When does a pop-up blocker stop being a pop-up blocker and turn into something altogether different?
According to AdGuard researcher Andrey Meshkov, the answer might be when the pop-up blocking function appears to obscure an ulterior motive – spying on a user’s web traffic as a way of profiling them.
The object of suspicion was a family of 10 Android apps, browser extensions and an iOS app from Delaware-registered US outfit Big Star Labs which have been installed on at least 11 million devices.
After studying the traffic generated by three extensions – Chrome/Firefox adblockers Poper Blocker and Block Site, and Chrome mouse utility CrxMouse – Meshkov noticed something that looked odd:
An exact address of every page you visit is sent to a remote server.
This contradicts Google’s developer rules, something the adblockers’ privacy policies try to justify as being a normal part of their normal operation in which collected data was “anonymous”.
Except, as Meshkov points out, collecting the user’s entire browsing history seems both unnecessary for adblocking and would be likely to compromise a user’s anonymity pretty quickly anyway.
As Meshkov points out:
There are numerous ways of discovering your real identity from observing your browsing history.

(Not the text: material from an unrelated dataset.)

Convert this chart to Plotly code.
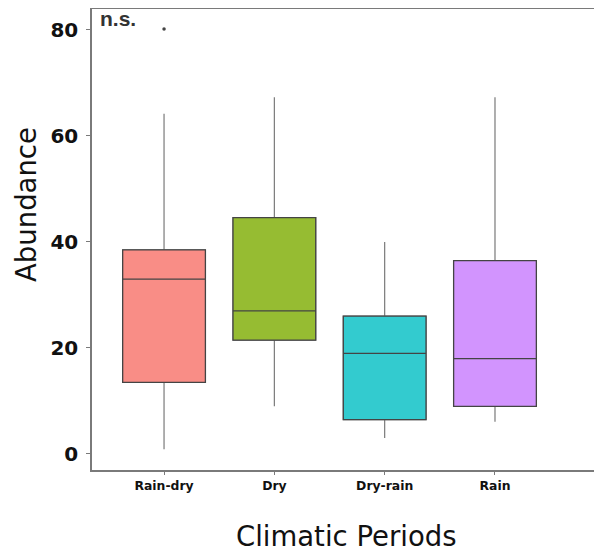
import plotly.graph_objects as go

categories = ["Rain-dry", "Dry", "Dry-rain", "Rain"]
q1 = [13.5, 21.5, 6.5, 9.0]
median = [33.0, 27.0, 19.0, 18.0]
q3 = [38.5, 44.6, 26.0, 36.5]
lower = [0.9, 9.0, 3.0, 6.1]
upper = [64.2, 67.3, 40.0, 67.3]
outlier_cat = ["Rain-dry"]
outlier_val = [80.2]
colors = ["#F98D86", "#96BC32", "#33CBCF", "#D294FE"]
y_ticks = [0, 20, 40, 60, 80]

# page body has an 8px margin; figure sized so it fits the 602x556 window
W, H = 594, 548
L, R, T, B = 84, 0, 1, 86
PW, PH = W - L - R, H - T - B

fig = go.Figure()
for i, c in enumerate(categories):
    # whiskers (lighter grey)
    fig.add_trace(go.Box(
        x=[i], q1=[q1[i]], median=[median[i]], q3=[q3[i]],
        lowerfence=[lower[i]], upperfence=[upper[i]],
        width=0.75, whiskerwidth=0,
        fillcolor=colors[i],
        line=dict(color="#7a7a7a", width=1.2),
        boxpoints=False, showlegend=False, hoverinfo="skip",
    ))
    # box outline and median (darker)
    fig.add_trace(go.Box(
        x=[i], q1=[q1[i]], median=[median[i]], q3=[q3[i]],
        lowerfence=[q1[i]], upperfence=[q3[i]],
        width=0.75, whiskerwidth=0,
        fillcolor=colors[i],
        line=dict(color="#444444", width=1.3),
        boxpoints=False, showlegend=False, hoverinfo="skip",
    ))

fig.add_trace(go.Scatter(
    x=[categories.index(c) for c in outlier_cat], y=outlier_val,
    mode="markers", marker=dict(color="#444444", size=3.5),
    showlegend=False, hoverinfo="skip",
))

def px_x(fx):
    return (fx - L) / PW

def px_y(fy):
    return 1 - (fy - T) / PH

fig.update_layout(
    width=W, height=H, boxmode="overlay",
    margin=dict(l=L, r=R, t=T, b=B, autoexpand=False),
    plot_bgcolor="white", paper_bgcolor="white",
    xaxis=dict(
        range=[-0.653, 3.97], automargin=False,
        tickvals=list(range(len(categories))), ticktext=categories,
        showline=True, linecolor="#7a7a7a", linewidth=1.5, mirror=True,
        ticks="outside", ticklen=3, tickcolor="#7a7a7a", tickwidth=1,
        showgrid=False, zeroline=False,
        tickfont=dict(family="DejaVu Sans", size=12.4, color="#111111", weight="bold"),
    ),
    yaxis=dict(
        range=[-3.02, 83.96], automargin=False,
        tickvals=y_ticks,
        showline=True, linecolor="#7a7a7a", linewidth=1.5,
        ticks="outside", ticklen=4, tickcolor="#7a7a7a", tickwidth=1,
        ticklabelstandoff=4,
        showgrid=False, zeroline=False,
        tickfont=dict(family="DejaVu Sans", size=20, color="#111111", weight="bold"),
    ),
    annotations=[
        dict(text="<b>n.s.</b>", xref="paper", yref="paper",
             x=px_x(90), y=px_y(11), xanchor="left", yanchor="middle",
             showarrow=False,
             font=dict(family="Liberation Sans", size=21, color="#333333")),
        dict(text="Climatic Periods", xref="paper", yref="paper",
             x=px_x(338), y=px_y(528), xanchor="center", yanchor="middle",
             showarrow=False,
             font=dict(family="DejaVu Sans", size=27.5, color="#111111")),
        dict(text="Abundance", xref="paper", yref="paper", textangle=-90,
             x=px_x(18), y=px_y(197), xanchor="center", yanchor="middle",
             showarrow=False,
             font=dict(family="DejaVu Sans", size=27.5, color="#111111")),
    ],
)

fig.write_html("out.html")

Bizarrely, the same image tactic had been employed for all documents mentioning the company’s name, which makes searching for it on Google come up blank.
Things weren’t much better for Big Star Labs’ mobile apps. The iOS adblocker, AdblockPrime, offered to install a Mobile Device Management (MDM) profile capable of installing third-party apps, analysing the device’s installed apps, and viewing its browsing history.
All of the Android apps requested access to Accessibility Services, a powerful API that, Meshkov said, can be used to “extract page URLs right from the browser’s address bar,” which is probably why Google has attempted to crack down on its use.
The researcher compares what these apps are collectively doing to the Chrome and Firefox Stylish extension whose unappealing behaviour app researcher Robert Heaton exposed earlier this month.
Not long after that report, Stylish started returning a 404 error, a sign that Google and Mozilla had decided to intervene – a fate that seems to have befallen Big Star Labs’ apps too since Meshkov published his analysis.
Naked Security reports regularly on apps and extensions that seem to have a double purpose. So who’s to blame for the situation?
It could be argued that its down to companies such as Google and Mozilla which allow these apps and extensions to be let loose on real users.
It doesn’t exactly help that publishers are able to game the system with ambiguous and sometimes downright misleading privacy policies.
Does anyone read these documents? Some developers hope not, but just in case feel able to wheel out vague descriptions of the data they are collecting to confuse people.
Perhaps GDPR will clean up some of this. Not before time, Google last year purged its Play store of software lacking a policy – we’ll call that a start.